The appetite for risk has faded very quickly, leading to a clear sell-off in most sectors. Only energy stocks are surviving, as oil prices remain around their recent highs of $US120 a barrel.
Moody’s economists expect a rise of half a per cent and that “there will likely be some changes to the post-meeting statement, and the committee will release a new Summary of Economic Projections including the so-called dot-plot.”
As Wall Street shares slumped on Friday, yields on the two-year Treasury note, which moves with interest rate expectations, rose above 3%.
The last time the two-year note surpassed this psychologically significant level was in 2008 in the GFC. The US 10-year bond rate closed at 3.16% on Friday, a new year to date high for this key yield.
The yield on the five-year Treasury bonds topped the yield on the 30-year bond, an indication the market believes that the Fed’s campaign of raising rates could tip the US economy into recession.
The Fed will release its new economic and interest rate forecasts at 2pm (4am Sydney time Thursday) Wednesday in Washington. But it’s what Powell says about rate hikes over the rest of the year that will help set the course for worried markets.
“I think really, the key thing is what Powell talks about in the conference and does he give anything that sounds like firm guidance for September,” said Michael Schumacher, head of macro strategy at Wells Fargo. “If he does, he would only do it if he was going to be hawkish, and if he doesn’t, people will view it as dovish.”

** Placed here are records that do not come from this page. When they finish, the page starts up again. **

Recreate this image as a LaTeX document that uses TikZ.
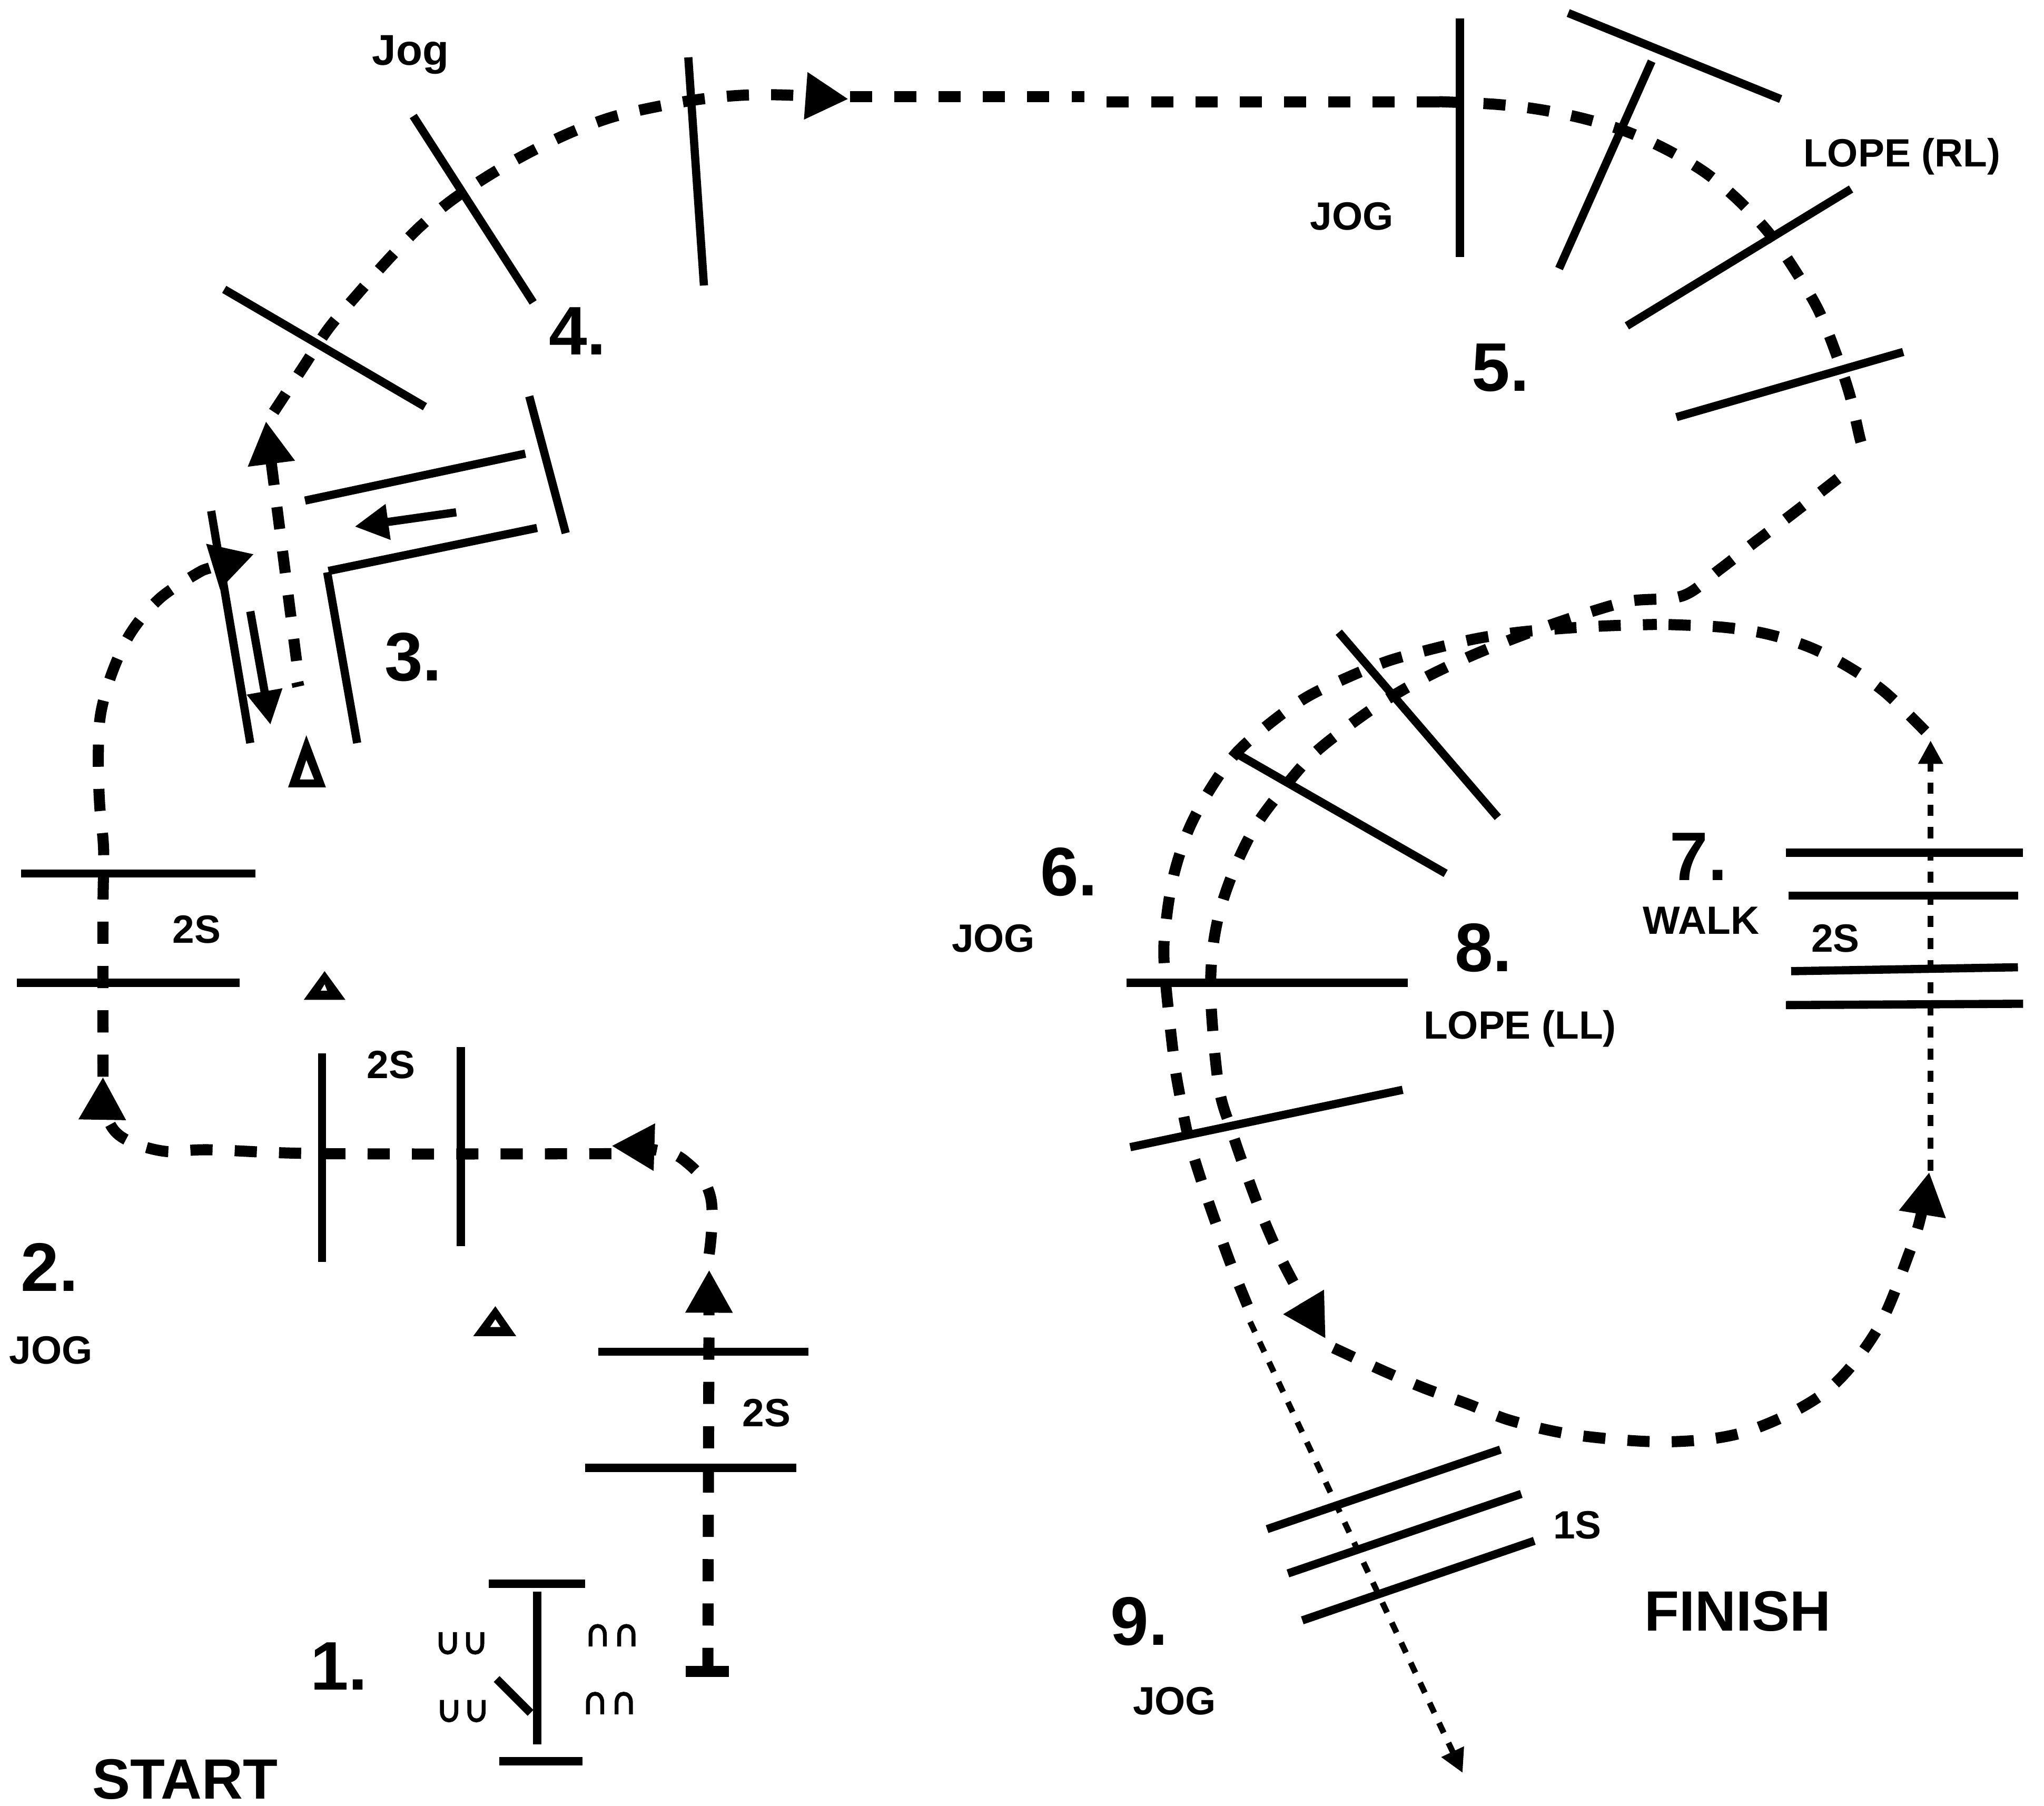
\documentclass[tikz,border=0pt]{standalone}
\usepackage{fontspec}
\setmainfont{Liberation Sans}
\usetikzlibrary{arrows.meta}

\begin{document}
\begin{tikzpicture}[
                x=0.1mm, y=-0.1mm,
                pole/.style={line width=0.63mm},
                route/.style={line width=0.85mm, dash pattern=on 1.7mm off 1.7mm},
                walkline/.style={line width=0.45mm, dash pattern=on 0.85mm off 0.85mm},
                shoe/.style={line width=0.3mm},
                cone/.style={fill=black, even odd rule},
                bigtip/.style={-{Triangle[length=3.3mm, width=3.4mm]}},
                midtip/.style={-{Triangle[length=2.6mm, width=2.6mm]}},
                smalltip/.style={-{Triangle[length=1.8mm, width=1.8mm]}},
                num/.style={inner sep=0pt, font=\fontsize{15pt}{17pt}\selectfont\bfseries},
                tag/.style={inner sep=0pt, font=\fontsize{8.6pt}{10pt}\selectfont\bfseries},
                title/.style={inner sep=0pt, font=\fontsize{12.4pt}{14pt}\selectfont\bfseries}
            ]
                \useasboundingbox (0,0) rectangle (1568,1385);

                % 1 start box
                \draw[pole] (375,1215) -- (449,1215);
                \draw[pole] (383,1351) -- (447,1351);
                \draw[pole] (412,1221) -- (412,1338);
                \draw[pole] (381,1288) -- (407,1314);
                \foreach \x/\y in {338/1252, 359/1252, 339/1304, 360/1304}
                    \draw[shoe] (\x,\y) -- ++(0,9) .. controls +(0,9) and +(0,9) .. ++(11,0) -- ++(0,-9);
                \foreach \x/\y in {453/1263, 475/1263, 451/1315, 473/1315}
                    \draw[shoe] (\x,\y) -- ++(0,-9) .. controls +(0,-9) and +(0,-9) .. ++(11,0) -- ++(0,9);
                \draw[line width=0.85mm] (526,1282) -- (559,1282);

                % poles of the pattern
                \draw[pole] (459,1037) -- (620,1037);
                \draw[pole] (449,1126) -- (611,1126);
                \draw[pole] (247,808) -- (247,968);
                \draw[pole] (353.5,803) -- (353.5,956);
                \draw[pole] (16,670) -- (196,670);
                \draw[pole] (13,754) -- (184,754);
                \draw[pole] (162,392) -- (192,570);
                \draw[pole] (251,439) -- (274,570);
                \draw[pole] (234,384) -- (403,348);
                \draw[pole] (252,438) -- (412,405);
                \draw[pole] (406,304) -- (434,409);
                \draw[pole] (172,222) -- (326,312);
                \draw[pole] (317,89) -- (409,232);
                \draw[pole] (528,44) -- (540,219);
                \draw[pole] (1120,14) -- (1120,197);
                \draw[pole] (1203,10) -- (1366,76);
                \draw[pole] (1267,47) -- (1196,206);
                \draw[pole] (1420,145) -- (1248,250);
                \draw[pole] (1460,270) -- (1286,320);
                \draw[pole] (1027,485) -- (1149,627);
                \draw[pole] (945,576) -- (1109,670);
                \draw[pole] (864,754) -- (1080,754);
                \draw[pole] (867,880) -- (1076,836);
                \draw[pole] (1370,654) -- (1552,654);
                \draw[pole] (1372,687) -- (1548,687);
                \draw[pole] (1374,745) -- (1548,742);
                \draw[pole] (1370,771) -- (1552,770);
                \draw[pole] (972,1173) -- (1151,1112);
                \draw[pole] (988,1207) -- (1167,1146);
                \draw[pole] (999,1243) -- (1177,1182);

                % cones
                \fill[cone] (235,564) -- (221,604) -- (250,604) -- cycle (235,583) -- (230,598) -- (241,598) -- cycle;
                \fill[cone] (249,745) -- (233,767) -- (265,767) -- cycle (249,755) -- (246,760) -- (251,760) -- cycle;
                \fill[cone] (380,1002) -- (363,1025) -- (396,1025) -- cycle (380,1012) -- (376,1018) -- (384,1018) -- cycle;

                % route ends
                \coordinate (gate) at (543,1281);
                \coordinate (turnA) at (544,974);
                \coordinate (turnB) at (544,962);
                \coordinate (turnC) at (469,879);
                \coordinate (turnD) at (469,885);
                \coordinate (turnE) at (79,826);
                \coordinate (turnF) at (79,826);
                \coordinate (turnG) at (195,425);
                \coordinate (backS) at (227.5,507);
                \coordinate (backE) at (204,323);
                \coordinate (arcS) at (210,316);
                \coordinate (arcE) at (651,76);
                \coordinate (topS) at (652,74);
                \coordinate (topE) at (832,74);
                \coordinate (midS) at (849,78);
                \coordinate (midE) at (1104,78);
                \coordinate (curveS) at (1104,78);
                \coordinate (curveE) at (1430,345);
                \coordinate (sweepS) at (1410,367);
                \coordinate (sweepE) at (1017,1027);
                \coordinate (walkS) at (1481,898);
                \coordinate (walkE) at (1481,568);
                \coordinate (capS) at (1477,561);
                \coordinate (capE) at (1277,479);
                \coordinate (leftS) at (1271,479);
                \coordinate (leftE) at (958,1004);
                \coordinate (outS) at (959,1014);
                \coordinate (outE) at (1122,1360);
                \coordinate (loopS) at (1023,1034);
                \coordinate (loopE) at (1480,899);

                \draw[route, bigtip] (gate) -- (turnA);
                \draw[route, bigtip] plot[smooth, tension=0.7] coordinates {(turnB) (545,918) (526,891) (502,882) (turnC)};
                \draw[route, -, bigtip] plot[smooth, tension=0.6] coordinates {(turnD) (250,885) (161,882) (125,883) (93,872) (81,853) (turnE)};
                \draw[route, bigtip] plot[smooth, tension=0.55] coordinates {(turnF) (79,700) (79.5,652) (76.5,618) (75.4,584) (77,549) (86,516) (100.6,485) (122.6,459) (151,440) (163,435) (turnG)};
                \draw[route, bigtip] (backS) -- (backE);
                \draw[line width=0.35mm] (224,526) -- (233,524);
                \draw[route, bigtip] plot[smooth, tension=0.55] coordinates {(arcS) (233,281) (252,252) (274,226) (297,200) (321,175) (346,154) (376,134) (406,117) (437,102) (469,90) (503,82) (538,76) (571,73) (605,73) (arcE)};
                \draw[route] (topS) -- (topE);
                \draw[route] (midS) -- (midE);
                \draw[route] plot[smooth, tension=0.55] coordinates {(curveS) (1147,80) (1181,84) (1215,91) (1248,101) (1279,115) (1309,133) (1335,155) (1358,180) (1378,209) (1395,238) (1408,270) (1419,303) (1427,337) (curveE)};
                \draw[route, bigtip] plot[smooth, tension=0.55] coordinates {(sweepS) (1374,395) (1346,416) (1319,437) (1291,457) (1251,461) (1218,470) (1185,481) (1153,493) (1122,506) (1091,521) (1060,539) (1033,558) (1006,580) (982,608) (963,634) (948,664) (936,698) (930,731) (929,770) (935,834) (945,868) (956,900) (968,932) (982,964) (1000,998) (sweepE)};
                \draw[route] plot[smooth, tension=0.55] coordinates {(capS) (1446,531) (1417,511) (1387,496) (1354,486) (1320,481) (capE)};
                \draw[route, dash phase=0.63mm] plot[smooth, tension=0.55] coordinates {(leftS) (1235,480) (1200,482) (1165,485) (1132,490) (1098,498) (1065,507) (1033,520) (1002,535) (974,555) (948,578) (928,606) (912,636) (901,669) (895,703) (893,738) (900,808) (905,840) (912,874) (922,907) (933,939) (945,972) (leftE)};
                \draw[route, bigtip] plot[smooth, tension=0.55] coordinates {(loopS) (1062,1052) (1093,1065) (1126,1077) (1160,1090) (1210,1101) (1280,1106) (1340,1098) (1400,1068) (1440,1020) (1465,960) (1474,931) (loopE)};
                \draw[walkline, smalltip] (walkS) -- (walkE);
                \draw[walkline, smalltip] (outS) -- (outE);

                % small lane arrows
                \coordinate (laneAS) at (350,393);
                \coordinate (laneAE) at (272,404);
                \coordinate (laneBS) at (192,469);
                \coordinate (laneBE) at (207.5,556);
                \draw[pole, midtip] (laneAS) -- (laneAE);
                \draw[pole, midtip] (laneBS) -- (laneBE);

                % texts
                \node[num] (n1) at (260,1278) {1.};
                \node[title] (start) at (142,1365) {START};
                \node[num] (n2) at (38,972) {2.};
                \node[tag] (jogB) at (39,1036) {JOG};
                \node[tag] (twoA) at (151,713) {2S};
                \node[tag] (twoB) at (300,817) {2S};
                \node[tag] (twoC) at (588,1084) {2S};
                \node[num] (n3) at (317,504) {3.};
                \node[tag, font=\fontsize{9.4pt}{11pt}\selectfont\bfseries] (jogD) at (315,42) {Jog};
                \node[num] (n4) at (443,254) {4.};
                \node[tag] (jogE) at (1037,166) {JOG};
                \node[tag] (lopeR) at (1459,120) {LOPE (RL)};
                \node[num] (n5) at (1151,282) {5.};
                \node[num] (n6) at (820,669) {6.};
                \node[tag] (jogF) at (762,720) {JOG};
                \node[num] (n7) at (1303,657) {7.};
                \node[tag] (walk) at (1305,706) {WALK};
                \node[tag] (twoD) at (1408,720) {2S};
                \node[num] (n8) at (1138,727) {8.};
                \node[tag] (lopeL) at (1166,789) {LOPE (LL)};
                \node[num] (n9) at (874,1244) {9.};
                \node[tag] (jogG) at (901,1305) {JOG};
                \node[tag] (oneS) at (1210,1170) {1S};
                \node[title] (finish) at (1333,1236) {FINISH};
            \end{tikzpicture}
\end{document}
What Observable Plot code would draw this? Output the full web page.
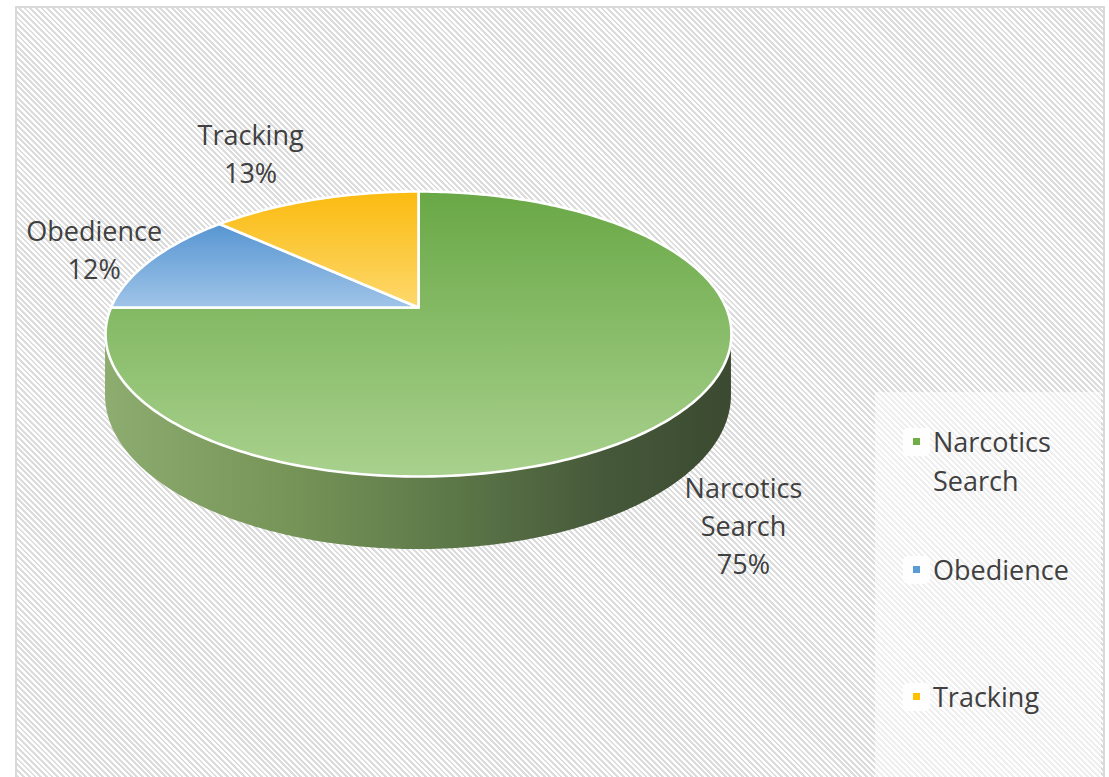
<!DOCTYPE html>
<html>
<head>
<meta charset="utf-8">
<script src="https://cdn.jsdelivr.net/npm/d3@7"></script>
<script src="https://cdn.jsdelivr.net/npm/@observablehq/plot@0.6"></script>
<style>
  html, body { margin: 0; padding: 0; background: #ffffff; }
  #wrap { position: relative; width: 1109px; height: 777px; overflow: hidden; background: #fff; font-family: "Open Sans", sans-serif; }
  #frame { position: absolute; left: 15px; top: 6px; width: 1086px; height: 800px; border: 2px solid #d9d9d9;
    background: repeating-linear-gradient(45deg, #ffffff 0px, #ffffff 2px, #dcdcdc 2px, #dcdcdc 4px); }
  #chart { position: absolute; left: 0; top: 0; }
  #legend { position: absolute; left: 875px; top: 392px; width: 226px; height: 400px; background: rgba(255,255,255,0.55); }
  .item { position: absolute; left: 28px; }
  .item .box { position: absolute; left: 0; width: 27px; height: 28px; border-radius: 5px; background: rgba(255,255,255,0.9); }
  .item .sw { position: absolute; left: 10px; top: 10px; width: 7px; height: 7px; }
  .item .lbl { position: absolute; left: 30px; top: -6px; font-size: 27px; line-height: 39px; color: #404040; white-space: pre; }
</style>
</head>
<body>
<div id="wrap">
  <div id="frame"></div>
  <div id="chart"></div>
  <div id="legend"></div>
</div>
<script>
// ---- data ----
const categories = ["Narcotics Search", "Obedience", "Tracking"];
const values = [75, 12, 13];

// ---- styling (not data) ----
const topGrad = {
  "Narcotics Search": ["#69a846", "#a9d18e"],
  "Obedience": ["#5796d2", "#a0c4e8"],
  "Tracking": ["#fbbb10", "#fdd86c"]
};
const swatch = { "Narcotics Search": "#70ad47", "Obedience": "#5b9bd5", "Tracking": "#ffc000" };
const labelTweak = { // [radius, dx px, dy px]
  "Narcotics Search": [1.3, -16, 64],
  "Obedience": [1.3, 17, 1],
  "Tracking": [1.3, -38, -21]
};
const K = 0.186;   // perspective strength
const DEPTH = 0.432; // side thickness in y units
const SX = 307.5, SY = 137.6;

const total = d3.sum(values);
const rad = Math.PI / 180;
function proj(thetaDeg, r = 1) {
  const t = thetaDeg * rad;
  const u = r * Math.sin(t), v = -r * Math.cos(t);
  const w = 1 - K * v;
  return { X: u / w, Y: v / w, w };
}

// slices (clockwise from 12 o'clock)
let acc = 0;
const slices = categories.map((c, i) => {
  const a0 = acc / total * 360;
  acc += values[i];
  const a1 = acc / total * 360;
  return { key: c, value: values[i], a0, a1, pct: d3.format(".0%")(values[i] / total) };
});

function slicePoints(s) {
  const pts = [{ X: 0, Y: 0 }];
  const n = Math.max(2, Math.ceil(s.a1 - s.a0));
  for (let j = 0; j <= n; j++) {
    const p = proj(s.a0 + (s.a1 - s.a0) * j / n);
    pts.push({ X: p.X, Y: p.Y });
  }
  pts.push({ X: 0, Y: 0 });
  return pts;
}

// visible front side: between the two horizontal extremes (v = K)
const tExt = Math.acos(-K) / rad; // ~100.7 deg
const sidePts = [];
for (let th = 360 - tExt; th >= tExt - 1e-9; th -= 0.5) {
  const p = proj(th);
  sidePts.push({ X: p.X, y1: p.Y, y2: p.Y + DEPTH / p.w });
}
{
  const p = proj(tExt);
  sidePts.push({ X: p.X, y1: p.Y, y2: p.Y + DEPTH / p.w });
}

// labels
const labels = slices.map(s => {
  const [r, dx, dy] = labelTweak[s.key];
  const p = proj((s.a0 + s.a1) / 2, r);
  return { X: p.X + dx / SX, Y: p.Y + dy / SY, text: s.key.replace(" ", "\n") + "\n" + s.pct };
});

const gid = k => "g" + categories.indexOf(k);

const marks = [
  Plot.areaY(sidePts, { x: "X", y1: "y1", y2: "y2", fill: "url(#gside)", stroke: "none" }),
  ...slices.map(s => Plot.line(slicePoints(s), {
    x: "X", y: "Y", fill: `url(#${gid(s.key)})`, stroke: "#ffffff", strokeWidth: 2.6, strokeLinejoin: "round"
  })),
  Plot.text(labels, {
    x: "X", y: "Y", text: "text", fontSize: 27, lineHeight: 1.41, fill: "#404040",
    fontFamily: "Open Sans", textAnchor: "middle"
  })
];

const svg = Plot.plot({
  width: 1109, height: 777,
  margin: 0,
  x: { domain: [-1, 1], range: [418 - SX, 418 + SX], axis: null },
  y: { domain: [-1, 1], range: [307 - SY, 307 + SY], axis: null },
  style: { background: "transparent", overflow: "visible" },
  marks
});

// gradients
const defs = d3.select(svg).insert("defs", ":first-child");
const side = defs.append("linearGradient").attr("id", "gside").attr("x1", 0).attr("x2", 1).attr("y1", 0).attr("y2", 0);
[[0, "#8dac70"], [0.3, "#769458"], [0.55, "#5d7848"], [0.8, "#46583a"], [1, "#3b4a30"]].forEach(([o, c]) =>
  side.append("stop").attr("offset", o).attr("stop-color", c));
slices.forEach(s => {
  const g = defs.append("linearGradient").attr("id", gid(s.key)).attr("x1", 0).attr("x2", 0).attr("y1", 0).attr("y2", 1);
  g.append("stop").attr("offset", 0).attr("stop-color", topGrad[s.key][0]);
  g.append("stop").attr("offset", 1).attr("stop-color", topGrad[s.key][1]);
});

document.getElementById("chart").appendChild(svg);

// legend
const legendTops = [50, 178, 305]; // item vertical placement inside legend box
const legend = d3.select("#legend");
categories.forEach((c, i) => {
  const it = legend.append("div").attr("class", "item").style("top", (legendTops[i] - 14) + "px");
  it.append("div").attr("class", "box");
  it.append("div").attr("class", "sw").style("background", swatch[c]);
  it.append("div").attr("class", "lbl").text(c.replace(" ", "\n"));
});
</script>
</body>
</html>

US traders are now pricing in three half a per cent rate hikes for June, July and September, which was one more thane expected before the CPI release.
Economists at IHSMarkit/S&P Global wrote late last week that “Market sentiment remains weak at present amid concerns over stubborn inflation and the impact of high prices on growth.”
“While a 50 basis point hike appears to be the forgone conclusion at this point… the Fed’s rhetoric and projection will be eagerly followed for indications on the path forward and the resultant impact that will play into growth forecasts.”
The US retail sales data for May, as well as industrial production for May will be released, but it will be all about the Fed.